Most opposition parties did not participate, saying they wanted the president instead of Mr Modi to open the building.
During the ceremony, some of India's top wrestlers were detained when they tried to reach the new parliament to protest.
The new building has replaced the British-era parliament.
Ceremonies leading up to a formal inauguration began at 07:00 (02:00 GMT) on Sunday.
Mr Modi unveiled a plaque dedicating the building to the nation and later addressed a gathering of lawmakers.
"This is not just a building. It is a reflection of the aspirations and dreams of 1.4 billion Indians. This is the temple of our democracy and it's giving the message of India's determination to the world," he said.
Rahul Gandhi, the leader of the main opposition Congress party, tweeted that Mr Modi was treating the parliament inauguration as a coronation ceremony.
Last week, 19 parties - including the Congress - announced their "collective decision" to boycott the ceremony.
They criticised the government for not asking President Droupadi Murmu, who is head of state, to open the new building. They also denounced the decision to hold the event on the birth anniversary of Hindu nationalist ideologue VD Savarkar. Opposition parties consider Savarkar a divisive figure, while the ruling Bharatiya Janata Party (BJP) hails him as a hero.
The BJP said the opposition's boycott was a "disrespect to democracy".
Mr Modi also installed what the government said was a historically significant gold sceptre, called the sengol, in the new parliament building.
He said that the presence of the "holy sengol" in the new building would inspire lawmakers.
The government said the gold sceptre was given to India's first prime minister Jawaharlal Nehru by priests from a prominent Hindu sect. It added that the sengol was "the symbol of the transfer of power to India from the Britishers on the 14th of August in 1947".
Opposition parties, however, said that the government's claims about the sceptre's importance were exaggerated.
The new parliament building is part of the government's ambitious project to develop the Central Vista complex in Delhi to replace colonial-era government buildings.
Built in front of the old parliament, the new four-storey building - built at an estimated cost of 9.7bn rupees ($117.1m, £94.2m) - is much bigger and has the capacity to seat 1,272 MPs.
The Lok Sabha chamber, which will seat the lower house of the parliament, is designed in the likeness of a peacock, India's national bird. The Rajya Sabha chamber, which will seat the upper house, is designed to resemble the lotus, India's national flower.
The current parliament building will be converted into a museum.
The government said that the new parliament was necessary as the older building was "showing signs of distress and over utilization".
But it was criticised by many opposition politicians, environmentalists and civil society groups.

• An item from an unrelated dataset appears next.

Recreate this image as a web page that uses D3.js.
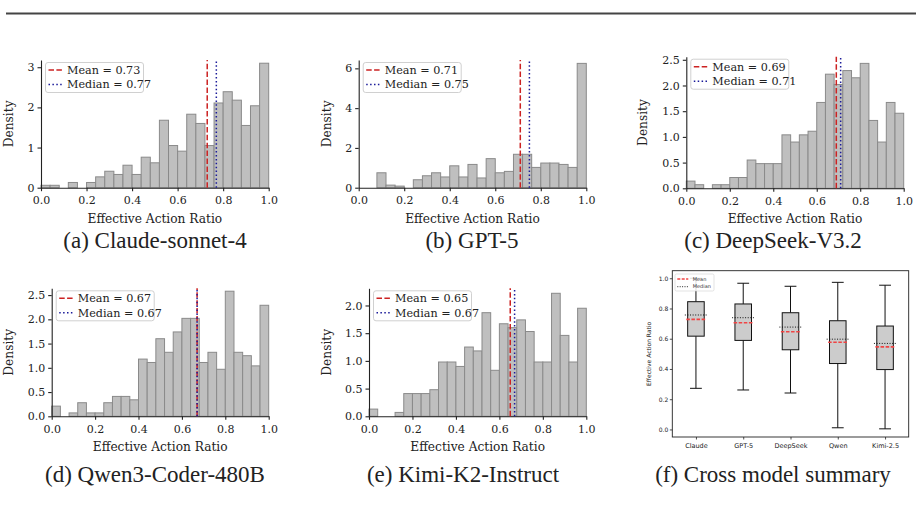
<!DOCTYPE html>
<html>
<head>
<meta charset="utf-8">
<script src="https://cdn.jsdelivr.net/npm/d3@7"></script>
<style>
body { margin: 0; background: #fff; }
</style>
</head>
<body>
<div id="chart"></div>
<script>
// histogram bins (edges) shared by all five models
var binEdges = [0.00, 0.04, 0.08, 0.12, 0.16, 0.20, 0.24, 0.28, 0.32, 0.36, 0.40, 0.44, 0.48,
                0.52, 0.56, 0.60, 0.64, 0.68, 0.72, 0.76, 0.80, 0.84, 0.88, 0.92, 0.96, 1.00];

var claudeDensity = [0.06, 0.06, 0, 0.13, 0, 0.13, 0.27, 0.41, 0.33, 0.56, 0.33, 0.76, 0.62,
                     1.68, 1.05, 0.91, 1.83, 1.60, 1.05, 2.11, 2.39, 2.18, 1.55, 2.04, 3.10];
var gptDensity = [0, 0, 0.75, 0.13, 0.08, 0, 0.40, 0.60, 0.75, 0.54, 1.10, 0.54, 1.17,
                  0.49, 1.46, 0.75, 0.82, 1.68, 1.68, 1.02, 1.24, 1.24, 1.17, 1.02, 6.25];
var deepseekDensity = [0.14, 0.07, 0, 0.07, 0.07, 0.21, 0.21, 0.55, 0.48, 0.48, 0.48, 1.04, 0.90,
                       1.04, 1.11, 1.67, 2.22, 2.02, 2.29, 2.15, 2.43, 1.32, 0.90, 1.67, 1.46];
var qwenDensity = [0.21, 0, 0.07, 0.28, 0.07, 0.07, 0.28, 0.41, 0.41, 0.34, 1.18, 1.11, 1.60,
                   1.32, 1.74, 2.02, 2.02, 1.11, 1.32, 0.97, 2.58, 1.32, 1.25, 1.04, 2.29];
var kimiDensity = [0.13, 0, 0, 0.07, 0.41, 0.41, 0.41, 0.48, 0.98, 0.98, 0.90, 1.25, 1.18,
                   1.87, 0.83, 1.67, 1.60, 1.74, 1.53, 0.98, 0.98, 2.22, 1.46, 0.98, 1.95];

var histMeans = [0.73, 0.71, 0.69, 0.67, 0.65];
var histMedians = [0.77, 0.75, 0.71, 0.67, 0.67];
var captions = ["(a) Claude-sonnet-4", "(b) GPT-5", "(c) DeepSeek-V3.2",
                "(d) Qwen3-Coder-480B", "(e) Kimi-K2-Instruct", "(f) Cross model summary"];

var xTicks = [0, 0.2, 0.4, 0.6, 0.8, 1.0];
var yTicksA = [0, 1, 2, 3];
var yTicksB = [0, 2, 4, 6];
var yTicksC = [0, 0.5, 1.0, 1.5, 2.0, 2.5];
var yTicksD = [0, 0.5, 1.0, 1.5, 2.0, 2.5];
var yTicksE = [0, 0.5, 1.0, 1.5, 2.0];

// cross model box summary
var boxModels = ["Claude", "GPT-5", "DeepSeek", "Qwen", "Kimi-2.5"];
var boxLow = [0.272, 0.261, 0.241, 0.011, 0.004];
var boxQ1 = [0.617, 0.589, 0.527, 0.436, 0.396];
var boxMedian = [0.757, 0.739, 0.677, 0.597, 0.569];
var boxMean = [0.728, 0.706, 0.646, 0.577, 0.546];
var boxQ3 = [0.845, 0.830, 0.772, 0.719, 0.684];
var boxHigh = [1.0, 0.967, 0.947, 0.973, 0.954];
var boxYTicks = [0, 0.2, 0.4, 0.6, 0.8, 1.0];

var W = 921, H = 508;
var serif = "'DejaVu Serif'";
var sans = "'DejaVu Sans'";
var meanColor = "#cc2222", medianColor = "#1a1a99";

var svg = d3.select("#chart").append("svg")
    .attr("width", W)
    .attr("height", H);

svg.append("line")
    .attr("x1", 6).attr("x2", 916)
    .attr("y1", 13.5).attr("y2", 13.5)
    .attr("stroke", "#444").attr("stroke-width", 2);

function drawHistogram(p) {
    var x = d3.scaleLinear().domain([0, 1]).range([p.left, p.right]);
    var y = d3.scaleLinear().domain([0, p.ymax]).range([p.bottom, p.top]);
    var g = svg.append("g");

    g.selectAll(".bar")
        .data(p.values)
        .enter()
        .append("rect")
        .attr("class", "bar")
        .attr("x", function (d, i) { return x(binEdges[i]); })
        .attr("width", function (d, i) { return x(binEdges[i + 1]) - x(binEdges[i]); })
        .attr("y", function (d) { return y(d); })
        .attr("height", function (d) { return y(0) - y(d); })
        .attr("fill", "#bfbfbf")
        .attr("stroke", "#8a8a8a")
        .attr("stroke-width", 1);

    var xAxis = d3.axisBottom(x)
        .tickValues(xTicks)
        .tickFormat(d3.format(".1f"))
        .tickSize(3.5)
        .tickSizeOuter(0);
    var yAxis = d3.axisLeft(y)
        .tickValues(p.yTicks)
        .tickFormat(d3.format(p.yFormat))
        .tickSize(3.5)
        .tickSizeOuter(0);

    var gx = g.append("g")
        .attr("transform", "translate(0," + p.bottom + ")")
        .call(xAxis);
    var gy = g.append("g")
        .attr("transform", "translate(" + p.left + ",0)")
        .call(yAxis);
    [gx, gy].forEach(function (a) {
        a.selectAll("text")
            .style("font-family", serif)
            .style("font-size", "11px")
            .attr("fill", "#222");
        a.selectAll("line, path").attr("stroke", "#222").attr("stroke-width", 1.1);
    });
    gx.selectAll("text").attr("dy", "0.9em");

    g.append("text")
        .attr("x", (p.left + p.right) / 2)
        .attr("y", p.bottom + 35)
        .attr("text-anchor", "middle")
        .style("font-family", serif)
        .style("font-size", "12.2px")
        .attr("fill", "#222")
        .text("Effective Action Ratio");
    g.append("text")
        .attr("transform", "translate(" + p.labelX + "," + ((p.top + p.bottom) / 2) + ") rotate(-90)")
        .attr("text-anchor", "middle")
        .style("font-family", serif)
        .style("font-size", "12.2px")
        .attr("fill", "#222")
        .text("Density");

    // mean / median lines
    g.append("line")
        .attr("x1", x(p.mean)).attr("x2", x(p.mean))
        .attr("y1", y(0)).attr("y2", y(p.ymax))
        .attr("stroke", meanColor).attr("stroke-width", 1.5)
        .attr("stroke-dasharray", "5.5,2.4");
    g.append("line")
        .attr("x1", x(p.median)).attr("x2", x(p.median))
        .attr("y1", y(0)).attr("y2", y(p.ymax))
        .attr("stroke", medianColor).attr("stroke-width", 1.5)
        .attr("stroke-dasharray", "1.5,2.4");

    // legend
    var lx = p.left + 4.5, ly = p.top + 2.5;
    var lg = g.append("g").attr("transform", "translate(" + lx + "," + ly + ")");
    lg.append("rect")
        .attr("width", 98).attr("height", 30)
        .attr("rx", 2.5)
        .attr("fill", "#fff").attr("fill-opacity", 0.85)
        .attr("stroke", "#d0d0d0");
    var items = [
        { label: "Mean = " + p.mean.toFixed(2), color: meanColor, dash: "5.5,2.4" },
        { label: "Median = " + p.median.toFixed(2), color: medianColor, dash: "1.5,2.4" }
    ];
    items.forEach(function (it, i) {
        var yy = 7.5 + i * 14.5;
        lg.append("line")
            .attr("x1", 3).attr("x2", 18)
            .attr("y1", yy).attr("y2", yy)
            .attr("stroke", it.color).attr("stroke-width", 1.5)
            .attr("stroke-dasharray", it.dash);
        lg.append("text")
            .attr("x", 21.5).attr("y", yy)
            .attr("dy", "0.35em")
            .style("font-family", serif)
            .style("font-size", "11.2px")
            .attr("fill", "#222")
            .text(it.label);
    });
}

var panels = [
    { values: claudeDensity, left: 41, right: 268.7, top: 60, bottom: 187.7, ymax: 3.18, yTicks: yTicksA, yFormat: "d", labelX: 13 },
    { values: gptDensity, left: 358.7, right: 586.3, top: 60, bottom: 187.7, ymax: 6.42, yTicks: yTicksB, yFormat: "d", labelX: 331 },
    { values: deepseekDensity, left: 686.3, right: 903.7, top: 56.7, bottom: 188.3, ymax: 2.56, yTicks: yTicksC, yFormat: ".1f", labelX: 647 },
    { values: qwenDensity, left: 51.7, right: 268.7, top: 288.3, bottom: 416.3, ymax: 2.64, yTicks: yTicksD, yFormat: ".1f", labelX: 13 },
    { values: kimiDensity, left: 369, right: 586.3, top: 288.3, bottom: 416.3, ymax: 2.31, yTicks: yTicksE, yFormat: ".1f", labelX: 331 }
];
panels.forEach(function (p, i) {
    p.mean = histMeans[i];
    p.median = histMedians[i];
    drawHistogram(p);
});

// (f) box summary
function drawBoxes() {
    var left = 672.3, right = 908.7, top = 270.7, bottom = 437;
    var x = d3.scalePoint().domain(boxModels).range([left, right]).padding(0.5);
    var y = d3.scaleLinear().domain([-0.05, 1.05]).range([bottom, top]);
    var step = x.step();
    var g = svg.append("g");

    var rows = boxModels.map(function (m, i) {
        return { name: m, low: boxLow[i], q1: boxQ1[i], med: boxMedian[i], mean: boxMean[i], q3: boxQ3[i], high: boxHigh[i] };
    });
    var bw = step * 0.175, cw = step * 0.125, lw = step * 0.235;

    var b = g.selectAll(".box").data(rows).enter().append("g").attr("class", "box");
    b.append("line")
        .attr("x1", function (d) { return x(d.name); }).attr("x2", function (d) { return x(d.name); })
        .attr("y1", function (d) { return y(d.low); }).attr("y2", function (d) { return y(d.q1); })
        .attr("stroke", "#111").attr("stroke-width", 1);
    b.append("line")
        .attr("x1", function (d) { return x(d.name); }).attr("x2", function (d) { return x(d.name); })
        .attr("y1", function (d) { return y(d.q3); }).attr("y2", function (d) { return y(d.high); })
        .attr("stroke", "#111").attr("stroke-width", 1);
    ["low", "high"].forEach(function (k) {
        b.append("line")
            .attr("x1", function (d) { return x(d.name) - cw; }).attr("x2", function (d) { return x(d.name) + cw; })
            .attr("y1", function (d) { return y(d[k]); }).attr("y2", function (d) { return y(d[k]); })
            .attr("stroke", "#111").attr("stroke-width", 1);
    });
    b.append("rect")
        .attr("x", function (d) { return x(d.name) - bw; })
        .attr("width", bw * 2)
        .attr("y", function (d) { return y(d.q3); })
        .attr("height", function (d) { return y(d.q1) - y(d.q3); })
        .attr("fill", "#cccccc").attr("stroke", "#111").attr("stroke-width", 1);
    b.append("line")
        .attr("x1", function (d) { return x(d.name) - lw; }).attr("x2", function (d) { return x(d.name) + lw; })
        .attr("y1", function (d) { return y(d.med); }).attr("y2", function (d) { return y(d.med); })
        .attr("stroke", "#111").attr("stroke-width", 1)
        .attr("stroke-dasharray", "1,1.6");
    b.append("line")
        .attr("x1", function (d) { return x(d.name) - lw + 1.5; }).attr("x2", function (d) { return x(d.name) + lw - 1.5; })
        .attr("y1", function (d) { return y(d.mean); }).attr("y2", function (d) { return y(d.mean); })
        .attr("stroke", "#f04444").attr("stroke-width", 1.6)
        .attr("stroke-dasharray", "3.5,1.6");

    var gx = g.append("g")
        .attr("transform", "translate(0," + bottom + ")")
        .call(d3.axisBottom(x).tickSize(2.5).tickSizeOuter(0));
    var gy = g.append("g")
        .attr("transform", "translate(" + left + ",0)")
        .call(d3.axisLeft(y).tickValues(boxYTicks).tickFormat(d3.format(".1f")).tickSize(2.5).tickSizeOuter(0));
    [gx, gy].forEach(function (a) {
        a.select(".domain").remove();
        a.selectAll("text").style("font-family", sans).style("font-size", "6px").attr("fill", "#222");
        a.selectAll("line").attr("stroke", "#222").attr("stroke-width", 0.8);
    });
    gx.selectAll("text").style("font-size", "6.5px").attr("dy", "0.9em");
    gy.selectAll("text").attr("x", -4);

    g.append("rect")
        .attr("x", left).attr("y", top)
        .attr("width", right - left).attr("height", bottom - top)
        .attr("fill", "none").attr("stroke", "#222").attr("stroke-width", 0.9);

    g.append("text")
        .attr("transform", "translate(650.5," + ((top + bottom) / 2) + ") rotate(-90)")
        .attr("text-anchor", "middle")
        .style("font-family", sans)
        .style("font-size", "6px")
        .attr("fill", "#222")
        .text("Effective Action Ratio");

    var lg = g.append("g").attr("transform", "translate(675,274)");
    lg.append("rect")
        .attr("width", 39).attr("height", 17)
        .attr("rx", 1.5)
        .attr("fill", "#fff").attr("fill-opacity", 0.85)
        .attr("stroke", "#d0d0d0").attr("stroke-width", 0.6);
    [{ label: "Mean", color: "#f04444", dash: "3,1.4", w: 1.4 },
     { label: "Median", color: "#111", dash: "1,1.4", w: 0.9 }].forEach(function (it, i) {
        var yy = 5 + i * 7.7;
        lg.append("line")
            .attr("x1", 2.3).attr("x2", 13.3)
            .attr("y1", yy).attr("y2", yy)
            .attr("stroke", it.color).attr("stroke-width", it.w)
            .attr("stroke-dasharray", it.dash);
        lg.append("text")
            .attr("x", 17.7).attr("y", yy)
            .attr("dy", "0.35em")
            .style("font-family", sans)
            .style("font-size", "5px")
            .attr("fill", "#333")
            .text(it.label);
    });
}
drawBoxes();

// sub-figure captions
var captionX = [155, 472, 773, 155, 463, 773];
var captionY = [248, 248, 248, 482, 482, 482];
svg.selectAll(".caption")
    .data(captions)
    .enter()
    .append("text")
    .attr("class", "caption")
    .attr("x", function (d, i) { return captionX[i]; })
    .attr("y", function (d, i) { return captionY[i]; })
    .attr("text-anchor", "middle")
    .style("font-family", "'Liberation Serif'")
    .style("font-size", "23px")
    .attr("fill", "#222")
    .text(function (d) { return d; });
</script>
</body>
</html>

They decried its cost, its construction during the pandemic and alleged that the government had not consulted other lawmakers and the public.
The Congress had also stayed away from the foundation stone-laying event of the new parliament in 2020.
Commentators said that the ongoing political row reflected a fractious milieu where India's ruling party and the opposition were unable to reach an agreement on most issues.
"Both sides need to find a way out of the separate corners they have backed themselves into. They must do so because history will not forgive them if they won't," The Indian Express newspaper argued in an editorial.